How MSRB is trying to curb muni advisor supervisory failures
WASHINGTON - The Municipal Securities Rulemaking Board has published a sample template and checklist to assist municipal advisors in understanding their supervisory obligations, an area plagued with failures, according to Securities and Exchange Commission examiners.
The new compliance resource, released Tuesday, takes the form of a list of requirements imposed under MSRB Rule G-44 on supervisory and compliance obligations of municipal advisors. The guidance provides examples, as well as a sample checklist for firms to use in putting together written supervisory procedures (WSPs) which are required by the rule.
Supervision failures have been especially troublesome for municipal advisors, as non-dealer MAs have in many cases been slow to adjust to being regulated by the MSRB and SEC. Rule G-44 was approved in 2014, and the entire MA regulatory regime only dates to 2010.

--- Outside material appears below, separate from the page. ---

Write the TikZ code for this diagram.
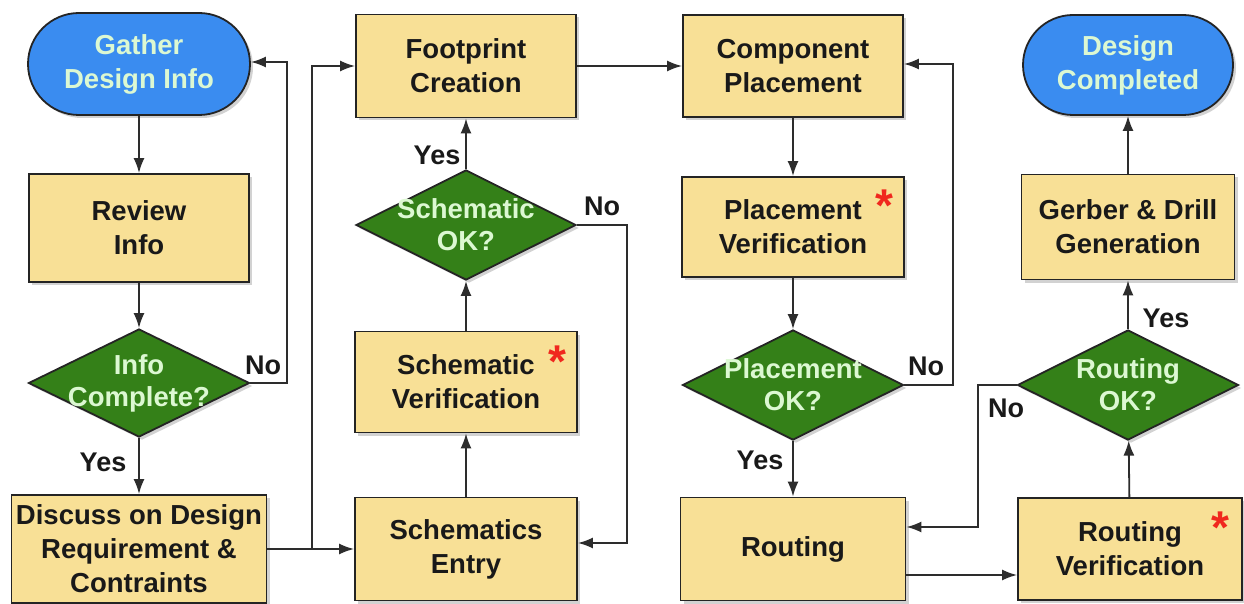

An SEC risk alert issued late last year detailed regulatory failures encountered among MA firms, and SEC staff who have spoken publicly have described encountering supervisory systems that were woefully inadequate or even virtually nonexistent, particularly among smaller firms.
Some firms failed to designate anyone as being in charge of supervision, for example, even though G-44 requires that. In other cases firms failed to tailor their supervisory systems to their business practices, resulting in WSPs that either failed to hit all the necessary points or included information that was irrelevant to the firm.
Gail Marshall, the MSRB’s chief compliance officer, said that the board published this latest resource mindful that some firms are still adjusting to the new reality of regulation.
"A major driver of the MSRB's focus on compliance support is our recognition that municipal advisors, particularly small firms, are still adjusting to operating under a regulatory framework,” Marshall said. “Because of the diversity in size and scope of services provided by municipal advisor firms, MSRB rules intentionally allow for flexibility. Our compliance resources are designed to illustrate one possible way to comply."
The sample WSP checklist outlines topics and summarizes MSRB rules and certain SEC rules that are “generally applicable” to municipal advisors, such as registration requirements, amending form filings, fees, recordkeeping, qualifications, and more. But the document also warns that the checklist is not meant to be exhaustive and that firms are still responsible for developing supervisory systems appropriate to their own businesses.
“The outline of topics in this checklist is not all-inclusive and the rules identified are not described in their entirety,” the new documents say. “A municipal advisor that opts to incorporate this checklist into its supervisory system should review the applicable rules in their entirety to ensure that their WSPs address all obligations applicable to the firm’s municipal advisory business.”
The MSRB has made it a point to bring a renewed focus on supporting compliance of its existing rules, and it plans to issue more such resources soon. The MSRB will be hosting a virtual compliance workshop about supervision for small municipal advisor firms on May 24 which will feature SEC staff.
Another forthcoming publication for small municipal advisors and will cover considerations when deciding whether to outsource the chief compliance officer position.